No setor imobiliário, o estudo revela que os inquiridos “veriam com bons olhos a eliminação do adicional ao IMI [Imposto Municipal Sobre Imóveis] para as empresas”, sendo esta uma medida considerada importante por 61% dos respondentes.

OE2022: setores automóvel e imobiliário defendem fiscalidade promotora de competitividade

O inquérito da EY evidencia ainda que, “em termos globais, o sentimento dos empresários portugueses em relação ao sistema fiscal piorou este ano”, passando dos 2,15 para 2,02 (numa escala de um a cinco).

Todos os domínios analisados mereceram nota negativa por parte dos empresários, com destaque para o acesso e celeridade do sistema de justiça fiscal (1,46) e o elevado peso da carga fiscal total (1,68), as duas áreas mais mal avaliadas pelas empresas”, aponta.

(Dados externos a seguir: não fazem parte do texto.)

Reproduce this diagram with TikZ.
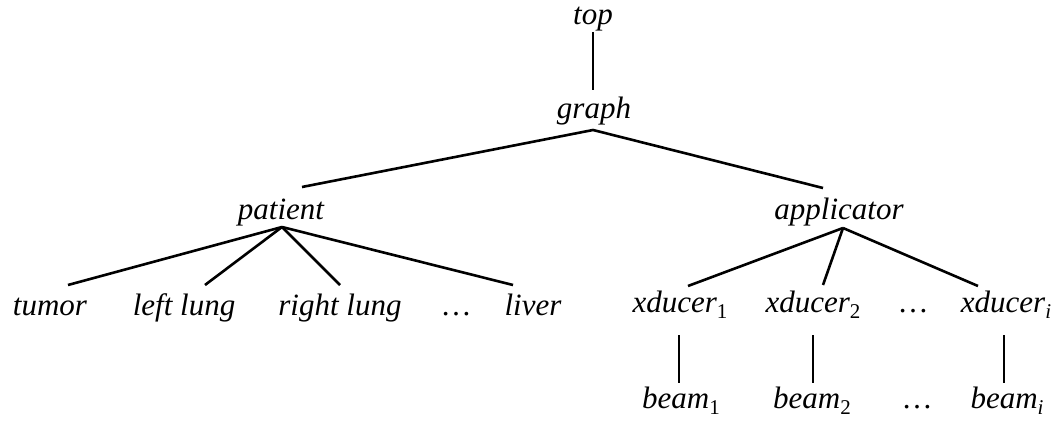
\documentclass[tikz,border=0pt]{standalone}
\usepackage{fontspec}
\setmainfont{Liberation Serif}
\newcommand\lsub[1]{\raisebox{-0.2em}{\fontsize{21}{21}\selectfont #1}}
\begin{document}
\begin{tikzpicture}[x=1pt,y=-1pt,
  lbl/.style={font=\fontsize{31}{36}\selectfont\itshape, inner sep=0pt, anchor=base},
  edge/.style={line width=2.6pt}]
\useasboundingbox (0,0) rectangle (1056,425);
% nodes
\node[lbl] (top) at (593,25) {top};
\node[lbl] (graph) at (594,118) {graph};
\node[lbl] (patient) at (281,219) {patient};
\node[lbl] (applicator) at (839,219) {applicator};
\node[lbl] (tumor) at (50,315) {tumor};
\node[lbl] (leftlung) at (184,315) {left lung};
\node[lbl] (rightlung) at (340,315) {right lung};
\node[lbl] (dotsA) at (456,315) {\upshape\dots};
\node[lbl] (liver) at (533,315) {liver};
\node[lbl] (x1) at (680,312) {xducer\lsub{\upshape 1}};
\node[lbl] (x2) at (813,312) {xducer\lsub{\upshape 2}};
\node[lbl] (dotsB) at (913,312) {\upshape\dots};
\node[lbl] (xi) at (1006,312) {xducer\lsub{i}};
\node[lbl] (b1) at (681,408) {beam\lsub{\upshape 1}};
\node[lbl] (b2) at (812,408) {beam\lsub{\upshape 2}};
\node[lbl] (dotsC) at (917,408) {\upshape\dots};
\node[lbl] (bi) at (1007,408) {beam\lsub{i}};
% connector end points
\coordinate (topB) at (593,32);
\coordinate (graphT) at (593,90);
\coordinate (graphJ) at (593,130);
\coordinate (patientT) at (302,187);
\coordinate (applicatorT) at (823,188);
\coordinate (patientJ) at (282,227);
\coordinate (applicatorJ) at (843,228);
\coordinate (tumorT) at (68,285);
\coordinate (leftlungT) at (205,285);
\coordinate (rightlungT) at (340,285);
\coordinate (liverT) at (513,285);
\coordinate (x1T) at (688,286);
\coordinate (x2T) at (823,285);
\coordinate (xiT) at (978,286);
\coordinate (x1B) at (679,335);
\coordinate (b1T) at (679,383);
\coordinate (x2B) at (813,335);
\coordinate (b2T) at (813,383);
\coordinate (xiB) at (1004,335);
\coordinate (biT) at (1004,383);
% connectors
\draw[edge] (topB) -- (graphT);
\draw[edge] (patientT) -- (graphJ) -- (applicatorT);
\draw[edge] (patientJ) -- (tumorT);
\draw[edge] (patientJ) -- (leftlungT);
\draw[edge] (patientJ) -- (rightlungT);
\draw[edge] (patientJ) -- (liverT);
\draw[edge] (applicatorJ) -- (x1T);
\draw[edge] (applicatorJ) -- (x2T);
\draw[edge] (applicatorJ) -- (xiT);
\draw[edge] (x1B) -- (b1T);
\draw[edge] (x2B) -- (b2T);
\draw[edge] (xiB) -- (biT);
\end{tikzpicture}
\end{document}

Por outro lado, os incentivos fiscais à inovação e à I&D (Investigação & Desenvolvimento, 2,71) e a qualidade da interação com a Autoridade Tributária e Aduaneira (2,51) são os domínios que “merecem maior reconhecimento” por parte das empresas, enquanto a avaliação da estabilidade do sistema fiscal (2,10) é a mais elevada desde que o “survey” é realizado.

“Apesar de, em termos estatísticos, Portugal ser a oitava economia da União Europeia com menor carga fiscal (34,8% do PIB [Produto Interno Bruto] em 2020, com base nos resultados divulgados em maio de 2021 pelo Instituto Nacional de Estatística) a mesma tem vindo a crescer gradualmente nos últimos anos, sendo este o valor mais alto de sempre”, refere o ‘country tax leader’ da EY, Luís Marques, citado num comunicado.

O inquérito foi realizado maioritariamente a empresas dos setores da indústria transformadora (21) e retalho e bens de consumo (10), a maior parte das quais com um volume de faturação superior a 25 milhões de euros (44) e mais de 250 trabalhadores (39).

Os entrevistados são, sobretudo, responsáveis pela área fiscal (18), diretores financeiros (11), diretores administrativos ou financeiros (10), presidentes executivos (11) e outros (22).